Rows from a dataset:

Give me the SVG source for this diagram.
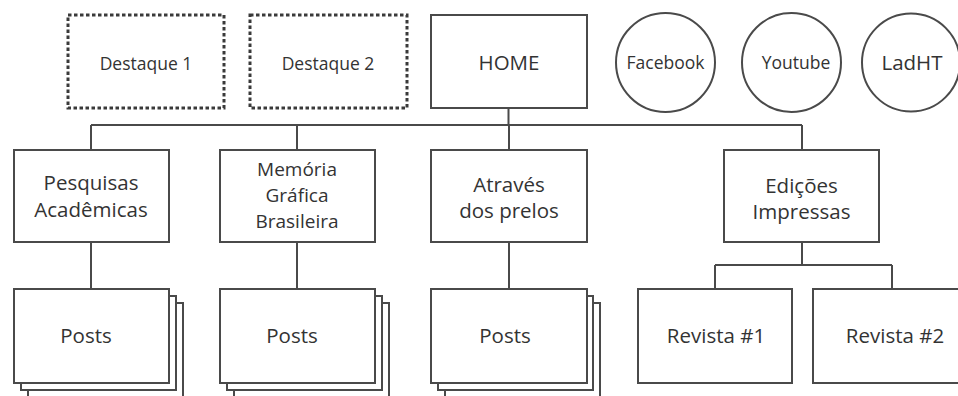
<svg xmlns="http://www.w3.org/2000/svg" width="958" height="396" viewBox="0 0 958 396">
  <style>
    .box { fill: #ffffff; stroke: #4a4a4a; stroke-width: 2; }
    .dotted { fill: #ffffff; stroke: #3a3a3a; stroke-width: 3; stroke-dasharray: 3.5 2.5; }
    .link { fill: none; stroke: #4a4a4a; stroke-width: 2; }
    text { font-family: "Open Sans", "Liberation Sans", sans-serif; fill: #333333; text-anchor: middle; }
    .lg { font-size: 20.5px; }
    .md { font-size: 19px; }
    .sm { font-size: 17.5px; }
  </style>
  <defs>
    <!-- stacked page outlines drawn behind a Posts box -->
    <g id="stack">
      <rect class="box" x="28" y="303" width="155" height="94"/>
      <rect class="box" x="21" y="296" width="155" height="94"/>
    </g>
  </defs>
  <rect width="958" height="396" fill="#ffffff"/>

  <!-- connectors -->
  <g id="connectors">
    <path class="link" d="M508.5 108 V125 M91 125 H802 M91 125 V150 M297 125 V150 M509 125 V150 M802 125 V150"/>
    <path class="link" d="M91 242 V289 M297 242 V289 M509 242 V289"/>
    <path class="link" d="M802 242 V265 M715 265 H892 M715 265 V289 M892 265 V289"/>
  </g>

  <!-- top row -->
  <g id="destaque1">
    <rect class="dotted" x="68" y="15" width="156" height="93"/>
    <text class="sm" x="146" y="70">Destaque 1</text>
  </g>
  <g id="destaque2">
    <rect class="dotted" x="250" y="15" width="157" height="93"/>
    <text class="sm" x="328" y="70">Destaque 2</text>
  </g>
  <g id="home">
    <rect class="box" x="431" y="15" width="156" height="93"/>
    <text class="lg" x="509" y="70">HOME</text>
  </g>
  <g id="facebook">
    <circle class="box" cx="665.5" cy="62.5" r="49.5"/>
    <text class="sm" x="665.5" y="69">Facebook</text>
  </g>
  <g id="youtube">
    <circle class="box" cx="791.5" cy="62.5" r="49.5"/>
    <text class="sm" x="796" y="69">Youtube</text>
  </g>
  <g id="ladht">
    <circle class="box" cx="911" cy="62.5" r="49"/>
    <text class="lg" x="912" y="70">LadHT</text>
  </g>

  <!-- sections -->
  <g id="pesquisas">
    <rect class="box" x="14" y="150" width="155" height="92"/>
    <text class="lg" x="91" y="190">Pesquisas</text>
    <text class="lg" x="91" y="217">Acadêmicas</text>
  </g>
  <g id="memoria">
    <rect class="box" x="220" y="150" width="155" height="92"/>
    <text class="md" x="297" y="176">Memória</text>
    <text class="md" x="297" y="202">Gráfica</text>
    <text class="md" x="297" y="228">Brasileira</text>
  </g>
  <g id="atraves">
    <rect class="box" x="431" y="150" width="156" height="92"/>
    <text class="lg" x="509" y="192">Através</text>
    <text class="lg" x="509" y="218">dos prelos</text>
  </g>
  <g id="edicoes">
    <rect class="box" x="724" y="150" width="155" height="92"/>
    <text class="lg" x="801.5" y="193">Edições</text>
    <text class="lg" x="801.5" y="219">Impressas</text>
  </g>

  <!-- posts -->
  <g id="posts1">
    <use href="#stack"/>
    <rect class="box" x="14" y="289" width="155" height="94"/>
    <text class="lg" x="86" y="343">Posts</text>
  </g>
  <g id="posts2">
    <use href="#stack" x="206"/>
    <rect class="box" x="220" y="289" width="155" height="94"/>
    <text class="lg" x="292" y="343">Posts</text>
  </g>
  <g id="posts3">
    <use href="#stack" x="417"/>
    <rect class="box" x="431" y="289" width="156" height="94"/>
    <text class="lg" x="505" y="343">Posts</text>
  </g>

  <!-- magazines -->
  <g id="revista1">
    <rect class="box" x="638" y="289" width="154" height="94"/>
    <text class="lg" x="716" y="343">Revista #1</text>
  </g>
  <g id="revista2">
    <rect class="box" x="813" y="289" width="155" height="94"/>
    <text class="lg" x="895" y="343">Revista #2</text>
  </g>
</svg>
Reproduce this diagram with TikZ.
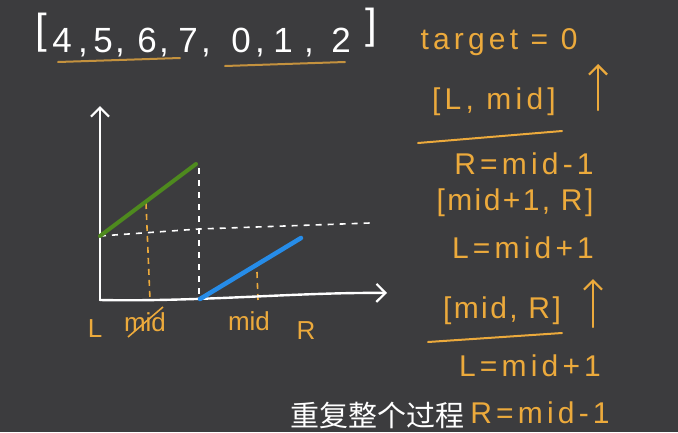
\documentclass[tikz,border=0pt]{standalone}
\usepackage{fontspec}
\setmainfont{Liberation Sans}
\newfontfamily\hand[LetterSpace=14]{Liberation Sans}
\newfontfamily\handm[LetterSpace=8]{Liberation Sans}
\newfontfamily\cjk{Noto Sans CJK SC}
\usetikzlibrary{arrows.meta}
\definecolor{bg}{RGB}{60,60,62}
\definecolor{org}{RGB}{236,170,60}
\definecolor{dorg}{RGB}{196,146,62}
\definecolor{grn}{RGB}{78,138,30}
\definecolor{blu}{RGB}{38,140,232}
\tikzset{
  arr/.style={text=white, font=\fontsize{35}{35}\selectfont, inner sep=0pt},
  brk/.style={text=white, font=\fontsize{42}{42}\selectfont, inner sep=0pt},
  otext/.style={text=org, font=\hand\fontsize{30}{30}\selectfont, inner sep=0pt},
  otextm/.style={text=org, font=\handm\fontsize{30}{30}\selectfont, inner sep=0pt},
  lbl/.style={text=org, font=\fontsize{26}{26}\selectfont, inner sep=0pt},
  axis/.style={white, line width=2.4pt, line cap=round, -{Straight Barb[length=9pt,width=18pt,line width=2.2pt]}},
  wdash/.style={white, line width=1.6pt, dash pattern=on 6pt off 6pt},
  odash/.style={org, line width=1.6pt, dash pattern=on 6pt off 5pt},
  uline/.style={line width=2pt, line cap=round},
  uparr/.style={org, line width=2.4pt, line cap=round, -{Straight Barb[length=9pt,width=18pt,line width=2.2pt]}},
}
\begin{document}
\begin{tikzpicture}[x=1pt,y=-1pt]
\fill[bg] (0,0) rectangle (678,432);
\useasboundingbox (0,0) rectangle (678,432);

% array
\node[brk] (lb) at (41,33) {[};
\node[brk] (rb) at (371,28) {]};
\foreach \x/\t [count=\i] in {62/4,103/5,147/6,188/7,241/0,283/1,341/2}
  \node[arr,anchor=base] (d\i) at (\x,52) {\t};
\foreach \x [count=\i] in {83,120,164,206,260,309}
  \node[arr,anchor=base] (c\i) at (\x,52) {,};
\coordinate (u1a) at (58,62); \coordinate (u1b) at (180,58);
\coordinate (u2a) at (225,66); \coordinate (u2b) at (345,62);
\draw[dorg,uline] (u1a) -- (u1b);
\draw[dorg,uline] (u2a) -- (u2b);

% right column
\node[otext] (tg) at (499,42) {target = 0};
\coordinate (ar1b) at (598,110); \coordinate (ar1t) at (598,64);
\draw[uparr] (ar1b) -- (ar1t);
\node[otext] (lm) at (494,102) {[L, mid]};
\coordinate (l1a) at (418,143); \coordinate (l1b) at (562,131);
\draw[org,uline] (l1a) -- (l1b);
\node[otext] (r1) at (524,164) {R=mid-1};
\node[otextm] (mr) at (515,203) {[mid+1, R]};
\node[otext] (l1) at (523,248) {L=mid+1};
\node[otextm] (mr2) at (502,311) {[mid, R]};
\coordinate (ar2b) at (593,327); \coordinate (ar2t) at (593,279);
\draw[uparr] (ar2b) -- (ar2t);
\coordinate (l2a) at (428,342); \coordinate (l2b) at (562,333);
\draw[org,uline] (l2a) -- (l2b);
\node[otext] (l2) at (530,366) {L=mid+1};
\node[otext] (r2) at (540,413) {R=mid-1};

% graph
\coordinate (O) at (100,300);
\coordinate (Yt) at (100,106);
\coordinate (Xe) at (387,293);
\coordinate (G1) at (100,236);
\coordinate (G2) at (196,164);
\coordinate (B1) at (200,299);
\coordinate (B2) at (301,238);
\coordinate (V1t) at (199,168);
\coordinate (V1b) at (199,298);
\coordinate (H1) at (199,229);
\coordinate (He) at (370,223);
\coordinate (M1t) at (146,203);
\coordinate (M1b) at (150,300);
\coordinate (M2t) at (257,272);
\coordinate (M2b) at (258,300);

\draw[wdash] (V1t) -- (V1b);
\draw[wdash] (G1) -- (H1) -- (He);
\draw[odash] (M1t) -- (M1b);
\draw[odash] (M2t) -- (M2b);
\draw[axis] (O) -- (Yt);
\draw[axis] (O) .. controls (200,302) and (300,292) .. (Xe);
\draw[grn, line width=4pt, line cap=round] (G1) -- (G2);
\draw[blu, line width=4.5pt, line cap=round] (B1) -- (B2);

\node[lbl] (lL) at (95,329) {L};
\node[lbl] (lmx) at (145,322) {mid};
\coordinate (sa) at (128,337); \coordinate (sb) at (163,307);
\draw[org, line width=1.6pt] (sa) -- (sb);
\node[lbl] (lmid) at (249,321) {mid};
\node[lbl] (lR) at (306,331) {R};

% subtitle
\node[text=white, font=\cjk\fontsize{29}{29}\selectfont, inner sep=0pt] (sub) at (377,415) {重复整个过程};
\end{tikzpicture}
\end{document}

> Task description: Scan the listing above for the word "this" and show each line where it is found.

> Output of the task:
Give me the SVG source for this diagram.
Reproduce this diagram with TikZ.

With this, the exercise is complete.